Operating Weight for Transport
What are the weight limits associated with your truck and trailer combination, or are there weight limits associated with the roads and highways around your typical jobsites? Some of this can be worked around by roading that loader to a site, but factoring in your transportation logistics will help narrow down machine sizing.
Electrification
Electrification continues to be one of the biggest buzz words in the industry – and while we often think of this style of loader as production beasts, there are certain applications where smaller loaders are practical and drive specific advantages. We’ve seen large-scale industrial building construction projects, warehouses, or big box store renovations where front-end loaders are operated indoors and around people. Here, obviously, smaller loaders have an advantage – and electrified machines can help eliminate engine emissions in the workspace and improve overall communications through quieter operation.
Electrification will excel in these applications where it drives numerous benefits – as well as there being a source of power for charging.
Sometimes Bigger is Better
It’s been our experience that, sometimes, contractors just buy skid steers and compact track loaders because “it’s what we’ve always bought.” That’s fine – but compact wheel loaders and small articulated loaders have continued to experience increased demand, and much of that demand revolves around the ability to reach higher and deeper than those more compact machines, as well as the ability to provide the operator a greater perspective of the work area as they sit higher up in the machine, when compared to a skid steer or CTL.
There is also a common attachment interface between skid steers, CTLs, compact wheel loaders and select small articulated loaders. There could be a strategy around deploying multiple machines and having attachment commonality across all of them, depending on the types and sizes of jobs you work on.
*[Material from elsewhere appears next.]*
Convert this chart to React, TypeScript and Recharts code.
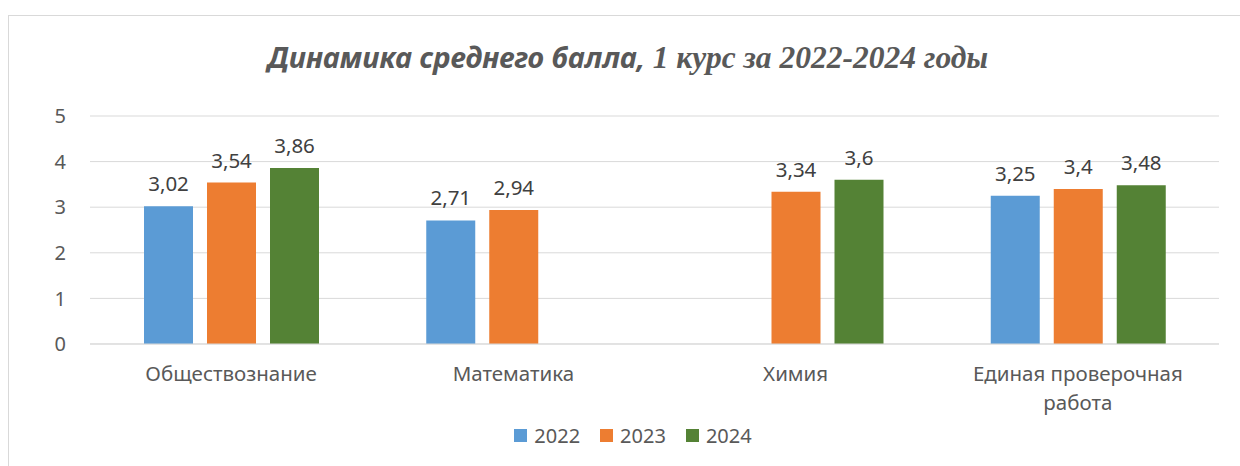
import React from "react";
import { BarChart, Bar, XAxis, YAxis, CartesianGrid, LabelList, Legend } from "recharts";

const categories = ["Обществознание", "Математика", "Химия", "Единая проверочная работа"];
const values2022: (number | null)[] = [3.02, 2.71, null, 3.25];
const values2023: (number | null)[] = [3.54, 2.94, 3.34, 3.4];
const values2024: (number | null)[] = [3.86, null, 3.6, 3.48];
const yTicks = [0, 1, 2, 3, 4, 5];
const seriesNames = ["2022", "2023", "2024"];
const seriesColors = ["#5B9BD5", "#ED7D31", "#548235"];

const data = categories.map((c, i) => ({
  name: c,
  y2022: values2022[i],
  y2023: values2023[i],
  y2024: values2024[i],
}));

const FONT = "'Noto Sans', sans-serif";

const fmt = (v: any) => (v === null || v === undefined ? "" : String(v).replace(".", ","));

const wrapWords = (s: string, maxChars: number) => {
  const words = s.split(" ");
  const lines: string[] = [];
  let cur = "";
  words.forEach((w) => {
    const next = cur ? cur + " " + w : w;
    if (next.length > maxChars && cur) {
      lines.push(cur);
      cur = w;
    } else {
      cur = next;
    }
  });
  if (cur) lines.push(cur);
  return lines;
};

const XTick = (props: any) => {
  const { x, y, payload } = props;
  const lines = wrapWords(String(payload.value), 20);
  return (
    <text
      x={x}
      y={y + 22}
      textAnchor="middle"
      fill="#595959"
      style={{ fontFamily: FONT, fontSize: 20.5 }}
    >
      {lines.map((l, i) => (
        <tspan key={i} x={x} dy={i === 0 ? "0.71em" : 29}>
          {l}
        </tspan>
      ))}
    </text>
  );
};

const LegendContent = () => (
  <div style={{ display: "flex", justifyContent: "center", fontFamily: FONT, fontSize: 20, color: "#595959" }}>
    {seriesNames.map((n, i) => (
      <div key={n} style={{ display: "flex", alignItems: "center", marginRight: i < 2 ? 20 : 0 }}>
        <div style={{ width: 13, height: 13, background: seriesColors[i], marginRight: 7 }} />
        <span>{n}</span>
      </div>
    ))}
  </div>
);

export default function App() {
  const keys = ["y2022", "y2023", "y2024"];
  return (
    <div style={{ position: "absolute", left: 0, top: 0, width: 1240, height: 466, overflow: "hidden" }}>
      <div
        style={{
          position: "absolute",
          left: 8,
          top: 15,
          width: 1232,
          height: 451,
          boxSizing: "border-box",
          borderLeft: "1px solid #d9d9d9",
          borderTop: "1px solid #d9d9d9",
        }}
      />
      <svg style={{ position: "absolute", left: 0, top: 0 }} width={1240} height={100}>
        <text x={628} y={68} textAnchor="middle" fill="#595959" fontWeight="bold" fontStyle="italic">
          <tspan style={{ fontFamily: FONT, fontSize: 29 }}>Динамика среднего балла, </tspan>
          <tspan style={{ fontFamily: "'Liberation Serif', serif", fontSize: 31.5 }}>1 курс за 2022-2024 годы</tspan>
        </text>
      </svg>
      <div style={{ position: "absolute", left: 0, top: 0 }}>
        <BarChart
          width={1240}
          height={466}
          data={data}
          margin={{ top: 116, right: 21, left: 0, bottom: 92 }}
          barSize={49}
          barGap={14}
        >
          <CartesianGrid vertical={false} stroke="#d9d9d9" />
          <XAxis
            dataKey="name"
            axisLine={{ stroke: "#d9d9d9" }}
            tickLine={false}
            tickSize={0}
            tickMargin={0}
            tick={<XTick />}
            interval={0}
            height={30}
          />
          <YAxis
            domain={[0, 5]}
            ticks={yTicks}
            width={90}
            axisLine={false}
            tickLine={false}
            tickSize={0}
            tickMargin={24}
            tick={{ fill: "#595959", fontFamily: FONT, fontSize: 20 }}
          />
          <Legend
            layout="vertical"
            align="center"
            verticalAlign="middle"
            content={<LegendContent />}
            wrapperStyle={{ top: 422, left: 13, width: 1240 }}
          />
          {keys.map((k, i) => (
            <Bar key={k} dataKey={k} name={seriesNames[i]} fill={seriesColors[i]} isAnimationActive={false}>
              <LabelList
                dataKey={k}
                position="top"
                offset={15}
                formatter={fmt}
                fill="#404040"
                style={{ fontFamily: FONT, fontSize: 20.5 }}
              />
            </Bar>
          ))}
        </BarChart>
      </div>
    </div>
  );
}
Learning From Payload Systems
Integrated payload systems are invaluable in terms of ensuring proper loading of trucks, or proper mixing of feed in agricultural operations. Another thing they can tell you is whether the bucket and machine is properly sized to the application. If you can three-pass load a truck, but that bucket is never reaching capacity, or you work in the feed lot all day and all your mixes never quite fill up an entire bucket – you may be able to consider a smaller loader in those operations.
What You Can Learn From Telematics
Excessive idling identified via telematics can indicate any number of things – one of which could be that the equipment is not optimally sized to the application. A simple example: a wheel loader with a six-yard bucket may be matched with a hopper that can’t handle that much material at once. As such, that loader completes a fairly simple cycle but then sits and waits for the material to cycle through the hopper before it can dump the next bucket. This idling is not an efficient use of the machine and may indicate any number of possible improvements to your operation:
- Do you need that large wheel loader with the six-yard bucket or would a smaller (lower cost) wheel loader be more efficient?
- Are there improvements needed in the plant to allow it to process material faster? Identifying a piece of equipment not operating to its full potential can be a symptom of other efficiencies upstream or downstream of that machine. Maybe the problem is not with the machine, but with the workflow.
All these factors and considerations will help you properly size a loader for your unique operation, and ensure all that profitability is going to the work and not being eaten away by inefficiencies, ineffective performance, and downtime.